MOSCOW, September 15. /TASS/. Redistributing the spheres of influence in Libya’s oil sector should not detract from finding a settlement to the conflict, nor from creating a single unified government in the country, Russian Foreign Ministry spokeswoman Maria Zakharova told a briefing on Thursday.
"The Libyan National Army under the command of General Khalifa Haftar has taken control of ports of the country’s Oil Crescent (Ras Lanuf, Al Sidr, Mersa Brega and Zueitna on the Gulf of Sidra coast) along the Mediterranean coast, where the bulk of Libya’s oil infrastructure is concentrated," including oil terminals, she said.
"We urge both belligerent powers in Libya - the authorities in Tripoli and their opponents - to act within the framework of the earlier reached agreements on parameters of national reconciliation," the diplomat said.
"We believe it is important to see that participants in the intra-Libyan process continue a constructive dialogue aimed at arriving at a consensus that must put an end to civil discord and put the country on a trajectory of a stable post-conflict growth," Zakharova added.

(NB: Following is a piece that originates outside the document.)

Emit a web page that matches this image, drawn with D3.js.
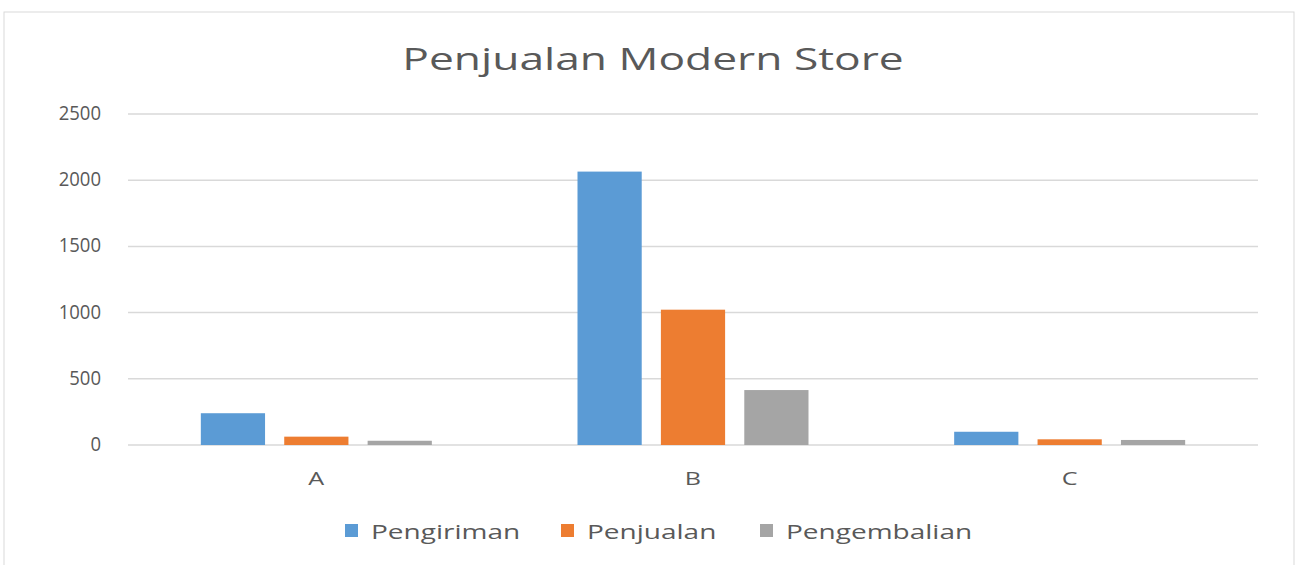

"The creation of a single government authority, which includes an army and police," remains a priority for Libya, she said. "They must be able to ensure security, law and order, as well as efficiently counter any terrorist threat," the diplomat added. "This is the desire and the primary goal not only of the Libyan people, but of the whole region of the Middle East and North Africa," she said.
On Sunday, units under General Haftar, subject to Libya’s House of Representatives (the parliament elected in the east) took control of all main ports of the Oil Crescent. Before the hostilities broke out in Libya three years ago, the country was the 12th biggest oil exporter in the world.
In 2011, when the February 17 Revolution started, it was producing 1.6 million barrels of oil a day. At the moment, oil production has plummeted to some 300,000 barrels a day.
After the start of the bloody conflict, many foreign energy companies had to scrap all operations in Libya. The ongoing conflict has dealt a serious blow to the country’s oil infrastructure. As a result of the oil sector’s standstill, Libya has incurred a loss of $100 billion alone in the past three years.